Sampai saat ini, sekolah tidak memberikan sanksi bagi siswa yang tidak mengenakan seragam lengan panjang. Meski demikian, susah membayangkan anak-anak usia sekolah dasar yang tak berseragam panjang itu memiliki kesiapan mental saat dirinya terlihat mencolok alias tidak sama dengan sebagian besar kawan-kawannya. Penciptaan iklim berseragam panjang di sekolah negeri lambat-laut berterima sebagai sebuah kewajaran di tengah semakin meningkatnya gejala islamisme dalam masyarakat akar rumput Indonesia.

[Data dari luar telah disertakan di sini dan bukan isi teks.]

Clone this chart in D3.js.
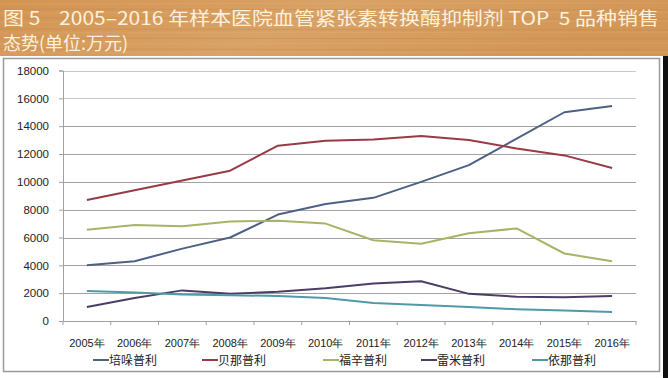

Dalam konteks ini, barangkali secara diam-diam para wali murid mengirim doa, supaya para penentu kebijakan di sekolah anak-anaknya membaca dan lebih jauh lagi menafakuri gagasan pribumisasi Islam ala Gus Dur. Kita mudah mencari relevansi gagasan ulama cum intelektuil rendah hati itu dengan kewajiban memakai seragam lengan panjang yang semakin menjamur di sekolah-sekolah negeri. Sebuah kecenderungan yang tidak mungkin terjadi di Era Orde Baru.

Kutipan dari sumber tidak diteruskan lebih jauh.